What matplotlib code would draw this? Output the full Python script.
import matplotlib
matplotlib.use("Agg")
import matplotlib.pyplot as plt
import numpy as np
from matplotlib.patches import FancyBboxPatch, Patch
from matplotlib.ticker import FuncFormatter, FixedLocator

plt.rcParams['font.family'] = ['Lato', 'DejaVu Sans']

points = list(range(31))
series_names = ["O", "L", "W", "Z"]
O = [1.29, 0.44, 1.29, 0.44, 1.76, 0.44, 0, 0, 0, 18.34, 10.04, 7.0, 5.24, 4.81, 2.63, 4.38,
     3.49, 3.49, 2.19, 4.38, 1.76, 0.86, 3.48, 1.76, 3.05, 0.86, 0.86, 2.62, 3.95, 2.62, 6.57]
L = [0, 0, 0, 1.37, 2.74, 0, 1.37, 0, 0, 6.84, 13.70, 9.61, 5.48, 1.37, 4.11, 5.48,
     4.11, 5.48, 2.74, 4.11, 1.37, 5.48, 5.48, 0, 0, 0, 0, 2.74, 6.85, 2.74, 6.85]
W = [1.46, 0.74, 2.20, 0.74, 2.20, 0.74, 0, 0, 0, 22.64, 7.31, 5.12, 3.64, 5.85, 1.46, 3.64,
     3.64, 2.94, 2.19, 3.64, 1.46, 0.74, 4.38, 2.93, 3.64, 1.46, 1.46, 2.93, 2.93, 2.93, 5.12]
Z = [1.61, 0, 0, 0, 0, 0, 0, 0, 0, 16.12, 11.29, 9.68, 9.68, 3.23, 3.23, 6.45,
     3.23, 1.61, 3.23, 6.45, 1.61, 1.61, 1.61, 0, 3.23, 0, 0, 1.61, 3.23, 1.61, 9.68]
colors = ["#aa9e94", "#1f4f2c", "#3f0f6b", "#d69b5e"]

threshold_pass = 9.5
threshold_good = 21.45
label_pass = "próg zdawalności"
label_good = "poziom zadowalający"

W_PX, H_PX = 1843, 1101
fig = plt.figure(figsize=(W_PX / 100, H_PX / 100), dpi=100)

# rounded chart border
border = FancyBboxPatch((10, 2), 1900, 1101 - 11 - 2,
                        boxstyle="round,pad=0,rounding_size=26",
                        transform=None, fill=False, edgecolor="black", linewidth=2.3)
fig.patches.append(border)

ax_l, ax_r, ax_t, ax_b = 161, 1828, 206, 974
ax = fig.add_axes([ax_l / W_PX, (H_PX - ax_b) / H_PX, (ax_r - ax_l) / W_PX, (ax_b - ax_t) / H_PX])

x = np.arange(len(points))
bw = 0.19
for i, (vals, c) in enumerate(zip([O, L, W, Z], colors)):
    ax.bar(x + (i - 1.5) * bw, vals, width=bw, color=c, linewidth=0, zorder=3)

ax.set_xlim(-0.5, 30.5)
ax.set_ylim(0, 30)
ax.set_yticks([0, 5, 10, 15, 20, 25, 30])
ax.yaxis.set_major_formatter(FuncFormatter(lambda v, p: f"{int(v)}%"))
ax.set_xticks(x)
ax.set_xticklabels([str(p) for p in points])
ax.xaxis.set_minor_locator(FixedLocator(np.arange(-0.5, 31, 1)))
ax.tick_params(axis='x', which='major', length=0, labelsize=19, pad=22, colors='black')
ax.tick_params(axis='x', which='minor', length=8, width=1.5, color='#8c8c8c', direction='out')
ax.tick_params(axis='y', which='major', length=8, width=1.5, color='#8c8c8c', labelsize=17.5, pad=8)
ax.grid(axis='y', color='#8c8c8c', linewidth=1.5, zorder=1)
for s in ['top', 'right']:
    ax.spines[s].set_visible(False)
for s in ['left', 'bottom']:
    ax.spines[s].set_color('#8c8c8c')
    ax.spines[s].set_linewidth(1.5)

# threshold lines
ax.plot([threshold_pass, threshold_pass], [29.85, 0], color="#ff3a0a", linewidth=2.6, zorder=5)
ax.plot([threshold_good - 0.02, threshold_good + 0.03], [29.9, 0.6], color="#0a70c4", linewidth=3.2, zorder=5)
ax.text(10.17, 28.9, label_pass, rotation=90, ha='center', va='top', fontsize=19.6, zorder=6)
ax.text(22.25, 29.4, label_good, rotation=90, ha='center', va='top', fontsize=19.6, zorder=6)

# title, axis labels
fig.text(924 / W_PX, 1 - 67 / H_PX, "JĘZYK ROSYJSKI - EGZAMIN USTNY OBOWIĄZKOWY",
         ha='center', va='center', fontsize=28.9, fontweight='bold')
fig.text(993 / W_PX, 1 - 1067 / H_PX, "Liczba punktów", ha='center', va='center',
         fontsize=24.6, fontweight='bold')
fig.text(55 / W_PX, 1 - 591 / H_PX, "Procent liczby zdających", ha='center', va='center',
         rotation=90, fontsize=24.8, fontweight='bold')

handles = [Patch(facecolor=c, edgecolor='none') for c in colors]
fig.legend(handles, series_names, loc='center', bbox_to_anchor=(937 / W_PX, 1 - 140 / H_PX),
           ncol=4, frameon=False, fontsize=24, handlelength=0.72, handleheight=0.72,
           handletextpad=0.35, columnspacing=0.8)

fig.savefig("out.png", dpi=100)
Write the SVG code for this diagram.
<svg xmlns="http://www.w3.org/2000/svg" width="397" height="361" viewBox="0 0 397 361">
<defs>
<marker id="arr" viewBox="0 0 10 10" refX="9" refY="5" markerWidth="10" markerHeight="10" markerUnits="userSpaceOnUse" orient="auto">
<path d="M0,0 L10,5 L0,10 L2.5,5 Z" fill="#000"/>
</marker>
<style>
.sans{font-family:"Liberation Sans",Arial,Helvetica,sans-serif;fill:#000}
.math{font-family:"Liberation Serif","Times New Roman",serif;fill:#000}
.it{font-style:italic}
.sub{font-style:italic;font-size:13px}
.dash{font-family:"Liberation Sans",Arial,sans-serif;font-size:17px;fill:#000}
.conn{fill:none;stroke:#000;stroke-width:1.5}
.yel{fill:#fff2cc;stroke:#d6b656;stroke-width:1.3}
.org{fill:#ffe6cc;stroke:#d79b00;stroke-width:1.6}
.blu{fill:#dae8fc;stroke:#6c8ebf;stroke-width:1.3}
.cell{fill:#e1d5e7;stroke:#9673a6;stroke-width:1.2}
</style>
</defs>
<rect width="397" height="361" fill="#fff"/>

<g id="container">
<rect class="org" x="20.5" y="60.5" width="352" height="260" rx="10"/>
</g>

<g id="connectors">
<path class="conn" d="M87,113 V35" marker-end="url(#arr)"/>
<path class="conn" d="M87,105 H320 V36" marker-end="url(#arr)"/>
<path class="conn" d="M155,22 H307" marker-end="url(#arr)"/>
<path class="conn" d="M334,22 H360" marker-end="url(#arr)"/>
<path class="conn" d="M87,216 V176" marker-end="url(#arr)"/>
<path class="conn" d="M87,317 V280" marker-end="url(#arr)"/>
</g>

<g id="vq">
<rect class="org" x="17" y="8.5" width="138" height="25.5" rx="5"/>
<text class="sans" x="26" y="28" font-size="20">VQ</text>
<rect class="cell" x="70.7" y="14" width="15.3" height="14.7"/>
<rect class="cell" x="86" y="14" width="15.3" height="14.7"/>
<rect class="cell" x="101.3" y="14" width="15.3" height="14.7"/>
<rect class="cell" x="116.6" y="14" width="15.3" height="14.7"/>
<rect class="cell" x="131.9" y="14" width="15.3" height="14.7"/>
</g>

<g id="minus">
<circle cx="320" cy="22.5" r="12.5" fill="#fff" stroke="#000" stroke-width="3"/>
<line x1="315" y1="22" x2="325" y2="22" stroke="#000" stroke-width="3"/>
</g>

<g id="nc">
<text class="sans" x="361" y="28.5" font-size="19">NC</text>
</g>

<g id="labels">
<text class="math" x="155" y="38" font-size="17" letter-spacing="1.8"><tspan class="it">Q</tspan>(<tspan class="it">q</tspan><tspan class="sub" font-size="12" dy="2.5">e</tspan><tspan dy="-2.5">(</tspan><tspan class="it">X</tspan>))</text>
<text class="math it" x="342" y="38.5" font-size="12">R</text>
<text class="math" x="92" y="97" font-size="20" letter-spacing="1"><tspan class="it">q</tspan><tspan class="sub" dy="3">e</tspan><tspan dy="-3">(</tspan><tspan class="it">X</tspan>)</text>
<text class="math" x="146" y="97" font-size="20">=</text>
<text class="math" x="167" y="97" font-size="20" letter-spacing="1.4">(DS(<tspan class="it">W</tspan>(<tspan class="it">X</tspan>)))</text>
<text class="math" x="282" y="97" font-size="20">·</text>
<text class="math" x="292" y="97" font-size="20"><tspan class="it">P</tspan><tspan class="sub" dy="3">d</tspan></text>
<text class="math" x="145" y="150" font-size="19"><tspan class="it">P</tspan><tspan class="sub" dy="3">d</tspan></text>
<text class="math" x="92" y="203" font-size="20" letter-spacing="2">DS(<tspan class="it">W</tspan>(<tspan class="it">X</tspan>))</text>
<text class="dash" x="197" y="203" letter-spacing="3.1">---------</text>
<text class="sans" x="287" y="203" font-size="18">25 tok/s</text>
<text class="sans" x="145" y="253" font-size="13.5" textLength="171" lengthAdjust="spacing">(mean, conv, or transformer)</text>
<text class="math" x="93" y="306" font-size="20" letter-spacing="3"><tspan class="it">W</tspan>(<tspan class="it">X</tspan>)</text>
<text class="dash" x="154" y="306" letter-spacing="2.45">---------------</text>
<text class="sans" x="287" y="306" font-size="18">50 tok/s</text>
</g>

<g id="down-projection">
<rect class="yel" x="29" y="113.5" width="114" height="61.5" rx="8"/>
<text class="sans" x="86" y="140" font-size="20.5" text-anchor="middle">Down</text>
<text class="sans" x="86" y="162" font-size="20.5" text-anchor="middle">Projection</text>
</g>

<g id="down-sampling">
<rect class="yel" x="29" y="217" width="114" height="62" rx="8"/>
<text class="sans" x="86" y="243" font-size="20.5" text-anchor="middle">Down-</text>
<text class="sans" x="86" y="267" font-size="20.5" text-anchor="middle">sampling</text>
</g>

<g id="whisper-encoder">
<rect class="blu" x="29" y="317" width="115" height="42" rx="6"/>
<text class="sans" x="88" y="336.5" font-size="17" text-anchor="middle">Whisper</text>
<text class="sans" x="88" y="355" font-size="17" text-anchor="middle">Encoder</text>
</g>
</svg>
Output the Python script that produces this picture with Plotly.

*-*-*

» WHAT NEEDS TO BE DONE: Please return every line from the first one in the records above down to the line containing "plt.rcParams['font.family'] = ['Lato', 'DejaVu", including both, exactly as written and nothing more.

» RESPONSE TO THE TASK:
What matplotlib code would draw this? Output the full Python script.
import matplotlib
matplotlib.use("Agg")
import matplotlib.pyplot as plt
import numpy as np
from matplotlib.patches import FancyBboxPatch, Patch
from matplotlib.ticker import FuncFormatter, FixedLocator

plt.rcParams['font.family'] = ['Lato', 'DejaVu Sans']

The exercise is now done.